_Stated task_
Take the lines from the top down to and including the one with "y_ticks = [0.0, 0.2, 0.4, 0.6, 0.8, 1.0]" and repeat them exactly. Omit images.
--- Records shown ---
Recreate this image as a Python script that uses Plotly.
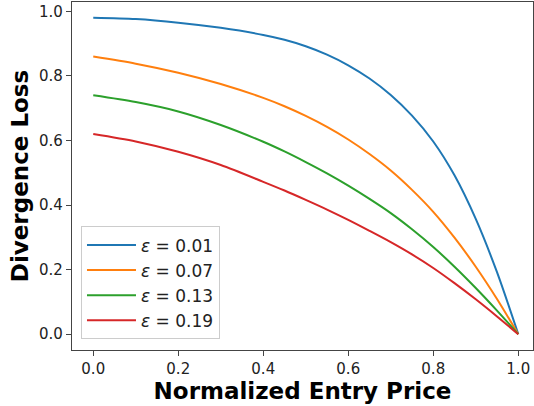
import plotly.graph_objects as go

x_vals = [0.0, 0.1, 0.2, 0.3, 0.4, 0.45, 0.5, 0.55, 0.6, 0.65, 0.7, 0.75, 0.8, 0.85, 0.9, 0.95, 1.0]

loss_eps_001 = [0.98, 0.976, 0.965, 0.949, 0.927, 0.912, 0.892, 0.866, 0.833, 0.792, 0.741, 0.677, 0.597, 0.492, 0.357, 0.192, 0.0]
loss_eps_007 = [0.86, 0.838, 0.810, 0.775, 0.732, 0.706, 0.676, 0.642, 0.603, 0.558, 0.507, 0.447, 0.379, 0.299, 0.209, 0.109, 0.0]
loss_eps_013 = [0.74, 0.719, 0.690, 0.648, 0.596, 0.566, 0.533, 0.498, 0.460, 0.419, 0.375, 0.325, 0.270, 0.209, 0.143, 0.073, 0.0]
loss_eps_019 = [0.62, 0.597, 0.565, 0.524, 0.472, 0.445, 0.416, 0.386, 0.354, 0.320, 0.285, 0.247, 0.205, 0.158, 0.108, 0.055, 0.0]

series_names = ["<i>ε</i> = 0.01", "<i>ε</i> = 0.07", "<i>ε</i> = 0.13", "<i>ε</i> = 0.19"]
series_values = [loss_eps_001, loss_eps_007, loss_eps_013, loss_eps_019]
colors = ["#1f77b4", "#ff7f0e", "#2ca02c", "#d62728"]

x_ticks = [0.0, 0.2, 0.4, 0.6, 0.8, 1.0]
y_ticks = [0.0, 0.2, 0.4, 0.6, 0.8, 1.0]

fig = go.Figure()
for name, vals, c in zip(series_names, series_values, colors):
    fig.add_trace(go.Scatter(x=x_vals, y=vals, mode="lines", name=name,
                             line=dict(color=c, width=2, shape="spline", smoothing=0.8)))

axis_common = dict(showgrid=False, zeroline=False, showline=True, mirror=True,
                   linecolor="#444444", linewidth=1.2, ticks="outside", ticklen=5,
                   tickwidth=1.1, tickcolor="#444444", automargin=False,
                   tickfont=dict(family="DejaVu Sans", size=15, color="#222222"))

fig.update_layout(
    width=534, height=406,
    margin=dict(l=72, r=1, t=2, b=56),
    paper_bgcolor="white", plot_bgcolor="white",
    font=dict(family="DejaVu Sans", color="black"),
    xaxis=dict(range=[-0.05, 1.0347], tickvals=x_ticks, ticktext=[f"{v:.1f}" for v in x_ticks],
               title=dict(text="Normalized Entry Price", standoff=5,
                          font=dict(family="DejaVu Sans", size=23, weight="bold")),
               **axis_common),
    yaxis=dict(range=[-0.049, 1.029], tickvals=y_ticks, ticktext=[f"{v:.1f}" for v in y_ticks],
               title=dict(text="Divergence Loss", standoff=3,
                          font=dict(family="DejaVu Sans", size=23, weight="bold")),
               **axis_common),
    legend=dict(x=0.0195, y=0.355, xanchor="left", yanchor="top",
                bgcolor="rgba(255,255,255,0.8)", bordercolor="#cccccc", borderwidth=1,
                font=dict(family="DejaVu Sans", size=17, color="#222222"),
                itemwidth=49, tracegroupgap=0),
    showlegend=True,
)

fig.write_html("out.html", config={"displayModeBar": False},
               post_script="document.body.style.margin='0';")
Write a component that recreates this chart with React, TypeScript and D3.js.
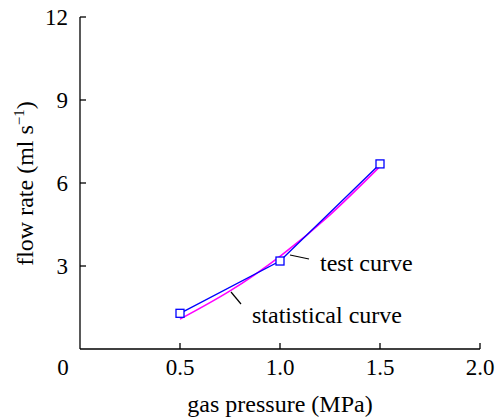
---
_The result_
Recreate this image as a Python script that uses Plotly.
import plotly.graph_objects as go

x_vals = [0.0, 0.1, 0.2, 0.3, 0.4, 0.45, 0.5, 0.55, 0.6, 0.65, 0.7, 0.75, 0.8, 0.85, 0.9, 0.95, 1.0]

loss_eps_001 = [0.98, 0.976, 0.965, 0.949, 0.927, 0.912, 0.892, 0.866, 0.833, 0.792, 0.741, 0.677, 0.597, 0.492, 0.357, 0.192, 0.0]
loss_eps_007 = [0.86, 0.838, 0.810, 0.775, 0.732, 0.706, 0.676, 0.642, 0.603, 0.558, 0.507, 0.447, 0.379, 0.299, 0.209, 0.109, 0.0]
loss_eps_013 = [0.74, 0.719, 0.690, 0.648, 0.596, 0.566, 0.533, 0.498, 0.460, 0.419, 0.375, 0.325, 0.270, 0.209, 0.143, 0.073, 0.0]
loss_eps_019 = [0.62, 0.597, 0.565, 0.524, 0.472, 0.445, 0.416, 0.386, 0.354, 0.320, 0.285, 0.247, 0.205, 0.158, 0.108, 0.055, 0.0]

series_names = ["<i>ε</i> = 0.01", "<i>ε</i> = 0.07", "<i>ε</i> = 0.13", "<i>ε</i> = 0.19"]
series_values = [loss_eps_001, loss_eps_007, loss_eps_013, loss_eps_019]
colors = ["#1f77b4", "#ff7f0e", "#2ca02c", "#d62728"]

x_ticks = [0.0, 0.2, 0.4, 0.6, 0.8, 1.0]
y_ticks = [0.0, 0.2, 0.4, 0.6, 0.8, 1.0]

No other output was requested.